With almost two decades of administrative experience in higher education, Olstad started her career at Augsburg University where she received her bachelor’s and master’s degrees, and then at the University of Vermont where she received her PhD degree.
Before coming to UW-Madison, she worked as Interim Assistant Vice President for Student Affairs, Housing & Residence Life at Towson University.
“All of my experience to this point, you know nearly 20 years, have led me to where I am today and I am honored to serve students at UW-Madison,” Olstad said.
Olstad feels her commitment to social justice and inclusion that she developed in the past parallels the Wisconsin Idea.
“[The Wisconsin Idea] is this whole concept of ‘educating students and also enterprising the faculty and staff to make the world a better place’,” Olstad said.
She also sees the importance for her to undergird the conversation on campus as the dean of students.

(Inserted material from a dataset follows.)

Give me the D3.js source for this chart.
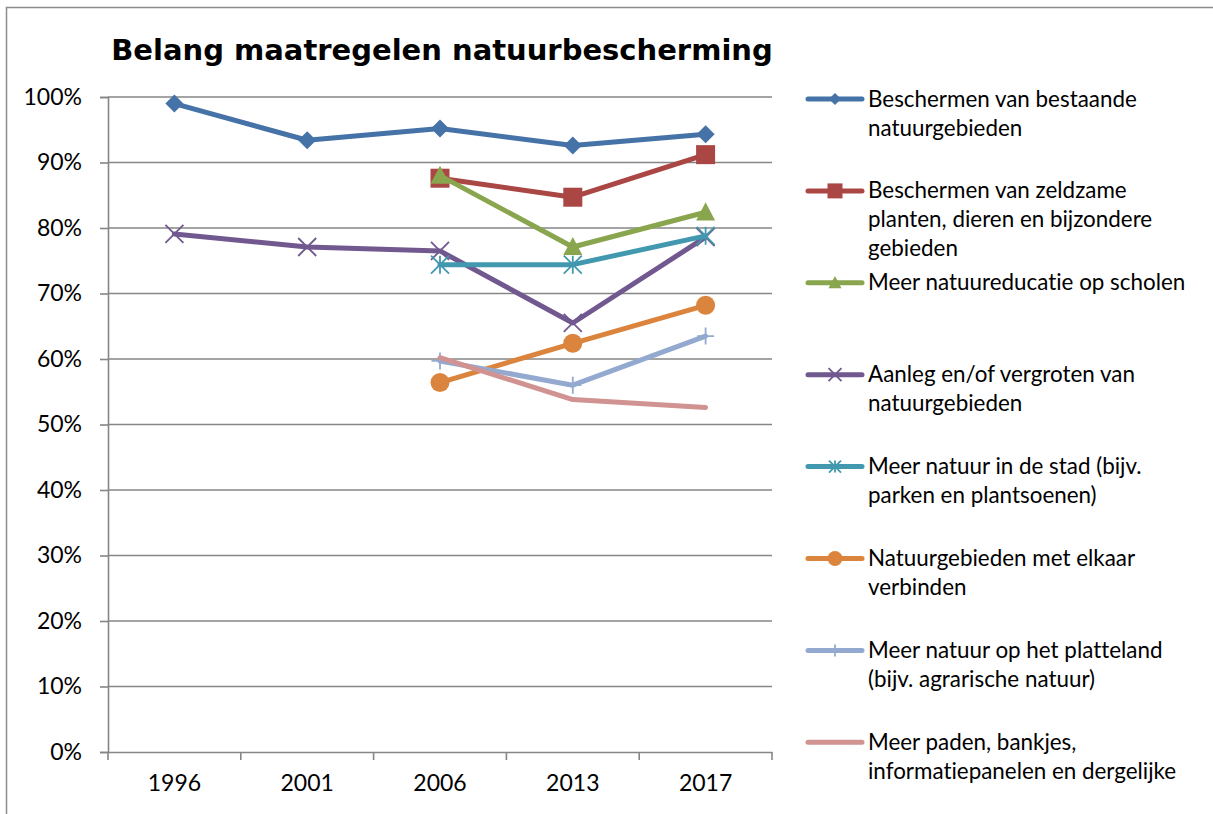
<!DOCTYPE html>
<html>
<head>
<meta charset="utf-8">
<script src="https://cdn.jsdelivr.net/npm/d3@7"></script>
<style>
  html, body { margin: 0; padding: 0; background: #fff; }
  svg { display: block; }
  text { font-variant-ligatures: none; font-feature-settings: "liga" 0, "clig" 0; }
</style>
</head>
<body>
<svg id="chart" width="1213" height="814"></svg>
<script>
// ---- data ----
const title = "Belang maatregelen natuurbescherming";
const categories = ["1996", "2001", "2006", "2013", "2017"];
const yTicks = [0, 0.1, 0.2, 0.3, 0.4, 0.5, 0.6, 0.7, 0.8, 0.9, 1.0];

const seriesNames = [
  "Beschermen van bestaande|natuurgebieden",
  "Beschermen van zeldzame|planten, dieren en bijzondere|gebieden",
  "Meer natuureducatie op scholen",
  "Aanleg en/of vergroten van|natuurgebieden",
  "Meer natuur in de stad (bijv.|parken en plantsoenen)",
  "Natuurgebieden met elkaar|verbinden",
  "Meer natuur op het platteland|(bijv. agrarische natuur)",
  "Meer paden, bankjes,|informatiepanelen en dergelijke"
];
const bestaande   = [0.990, 0.934, 0.952, 0.926, 0.943];
const zeldzame    = [null,  null,  0.876, 0.847, 0.912];
const educatie    = [null,  null,  0.880, 0.771, 0.824];
const aanleg      = [0.791, 0.771, 0.765, 0.655, 0.786];
const stad        = [null,  null,  0.744, 0.744, 0.788];
const verbinden   = [null,  null,  0.564, 0.624, 0.682];
const platteland  = [null,  null,  0.597, 0.560, 0.635];
const paden       = [null,  null,  0.602, 0.538, 0.526];
const seriesValues = [bestaande, zeldzame, educatie, aanleg, stad, verbinden, platteland, paden];
const seriesColors = ["#4572A7", "#AA4643", "#89A54E", "#71588F", "#4198AF", "#DB843D", "#93A9CF", "#D19392"];
const seriesMarkers = ["diamond", "square", "triangle", "x", "asterisk", "circle", "plus", "none"];

// ---- layout ----
const svg = d3.select("#chart");
const plot = { left: 108, right: 772, top: 97, bottom: 752 };
const gridColor = "#868686";
const labelFont = "Lato, 'Open Sans', sans-serif";

// outer frame (clipped by the picture on the right and bottom)
svg.append("rect")
  .attr("x", 6.5).attr("y", 7.5).attr("width", 1300).attr("height", 900)
  .attr("fill", "none").attr("stroke", "#8c8c8c").attr("stroke-width", 1.5);

const x = d3.scaleBand().domain(categories).range([plot.left, plot.right]);
const y = d3.scaleLinear().domain([0, 1]).range([plot.bottom, plot.top]);
const cx = c => x(c) + x.bandwidth() / 2;

// gridlines
svg.append("g").selectAll("line").data(yTicks.filter(t => t > 0)).join("line")
  .attr("x1", plot.left).attr("x2", plot.right)
  .attr("y1", d => y(d)).attr("y2", d => y(d))
  .attr("stroke", gridColor).attr("stroke-width", 1.6);

// y axis
const yAxis = svg.append("g").attr("transform", `translate(${plot.left},0)`)
  .call(d3.axisLeft(y).tickValues(yTicks).tickFormat(d3.format(".0%")).tickSize(8).tickPadding(18));
yAxis.select(".domain").attr("stroke", gridColor).attr("stroke-width", 1.6);
yAxis.selectAll(".tick line").attr("stroke", gridColor).attr("stroke-width", 1.6);
yAxis.selectAll("text").attr("font-family", labelFont).attr("font-size", 23).attr("fill", "#000");

// x axis
const xAxis = svg.append("g").attr("transform", `translate(0,${plot.bottom})`)
  .call(d3.axisBottom(x).tickSize(0).tickPadding(23));
xAxis.select(".domain").attr("stroke", gridColor).attr("stroke-width", 1.6);
xAxis.selectAll("text").attr("font-family", labelFont).attr("font-size", 23).attr("fill", "#000");
const bandEdges = categories.map(c => x(c)).concat([x(categories[categories.length - 1]) + x.bandwidth()]);
xAxis.selectAll("line.edge").data(bandEdges).join("line").attr("class", "edge")
  .attr("x1", d => d).attr("x2", d => d).attr("y1", 0).attr("y2", 8)
  .attr("stroke", gridColor).attr("stroke-width", 1.6);

// title
svg.append("text")
  .attr("x", (plot.left + plot.right) / 2 + 2).attr("y", 60)
  .attr("text-anchor", "middle")
  .attr("font-family", "'DejaVu Sans', Verdana, sans-serif")
  .attr("font-weight", "bold").attr("font-size", 29)
  .attr("fill", "#000").text(title);

// marker drawing
function drawMarker(g, type, color, s) {
  if (type === "diamond") {
    g.append("path").attr("d", d3.symbol(d3.symbolSquare, (s / Math.SQRT2) ** 2)())
      .attr("transform", "rotate(45)").attr("fill", color);
  } else if (type === "square") {
    g.append("path").attr("d", d3.symbol(d3.symbolSquare, s * s)()).attr("fill", color);
  } else if (type === "triangle") {
    const h = s * 0.95, w = s;
    g.append("path").attr("d", `M0,${-h * 0.55}L${w / 2},${h * 0.45}L${-w / 2},${h * 0.45}Z`).attr("fill", color);
  } else if (type === "circle") {
    g.append("circle").attr("r", s / 2).attr("fill", color);
  } else if (type === "x") {
    const r = s / 2;
    g.append("path").attr("d", `M${-r},${-r}L${r},${r}M${-r},${r}L${r},${-r}`)
      .attr("stroke", color).attr("stroke-width", 1.8).attr("fill", "none");
  } else if (type === "asterisk") {
    const r = s / 2;
    g.append("path").attr("d", `M${-r},${-r}L${r},${r}M${-r},${r}L${r},${-r}M0,${-r}L0,${r}`)
      .attr("stroke", color).attr("stroke-width", 1.8).attr("fill", "none");
  } else if (type === "plus") {
    const r = s / 2;
    g.append("path").attr("d", `M${-r},0L${r},0M0,${-r}L0,${r}`)
      .attr("stroke", color).attr("stroke-width", 1.8).attr("fill", "none");
  }
}
const markerSize = { diamond: 18, square: 19, triangle: 19, circle: 19, x: 18, asterisk: 18, plus: 17, none: 0 };
const legendMarkerSize = { diamond: 12, square: 15, triangle: 13, circle: 15, x: 13, asterisk: 12, plus: 12, none: 0 };

// series
const line = d3.line()
  .defined(d => d.v != null)
  .x(d => cx(d.c)).y(d => y(d.v));

seriesValues.forEach((vals, i) => {
  const pts = categories.map((c, j) => ({ c, v: vals[j] }));
  const g = svg.append("g");
  g.append("path").datum(pts).attr("d", line)
    .attr("fill", "none").attr("stroke", seriesColors[i]).attr("stroke-width", 5)
    .attr("stroke-linejoin", "round").attr("stroke-linecap", "round");
  pts.filter(p => p.v != null).forEach(p => {
    const mg = g.append("g").attr("transform", `translate(${cx(p.c)},${y(p.v)})`);
    drawMarker(mg, seriesMarkers[i], seriesColors[i], markerSize[seriesMarkers[i]]);
  });
});

// legend
const legend = { x0: 808, x1: 862, tx: 868, y0: 99, step: 91.9, lineH: 29 };
seriesNames.forEach((name, i) => {
  const yy = legend.y0 + i * legend.step;
  const g = svg.append("g");
  g.append("line").attr("x1", legend.x0).attr("x2", legend.x1).attr("y1", yy).attr("y2", yy)
    .attr("stroke", seriesColors[i]).attr("stroke-width", 5).attr("stroke-linecap", "round");
  const mg = g.append("g").attr("transform", `translate(${(legend.x0 + legend.x1) / 2},${yy})`);
  drawMarker(mg, seriesMarkers[i], seriesColors[i], legendMarkerSize[seriesMarkers[i]]);
  const t = g.append("text").attr("x", legend.tx).attr("y", yy + 7.5)
    .attr("font-family", labelFont).attr("font-size", 22.4).attr("fill", "#000");
  name.split("|").forEach((ln, k) => {
    t.append("tspan").attr("x", legend.tx).attr("dy", k === 0 ? 0 : legend.lineH).text(ln);
  });
});
</script>
</body>
</html>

“The Wisconsin Idea is crucial to the university as a whole, but I see a strong role that the Dean of Student plays in the functional areas within the dean of students to infuse the Wisconsin Idea in everything we do,” Olstad said.
This has led to her goals that will enhance students’ well-being on campus in the near future, such as normalizing mental health and pushing for greater financial literacy.
“There are certain things that I’m naturally very passionate about, making sure students are connected to the appropriate resources and support so that they can thrive on campus. So we need to examine: Where are the gaps? How can we elevate those and where are we losing students? Where the students falling through the cracks?” Olstad said.
Yet, it takes time to meet her goals as she is on her way of transitioning.
“Because you are coming into an environment, building relationships, connections, honoring the work you’ve done in the past and looking at how can we meet the needs that are present for our students,” Olstad said.
But Olstad knows she is not on her own. She views the collaboration is critical to carve out a sustainable path for students’ health on campus.
“Working not within the division but across the division to impact that experience and it is so important to create an inclusive environment for all students to be able to try and all students to be able to learn and if students are not feeling safe or won’t included, they can’t thrive on campus,” Olstad said.
When talking about her vision, Olstad is excited to serve the community and become a Badger.
“I’m humbled and I’m honored to be able to be in this role,” Olstad said. “I look forward to connecting students and colleagues and how to enhance the Wisconsin experience.”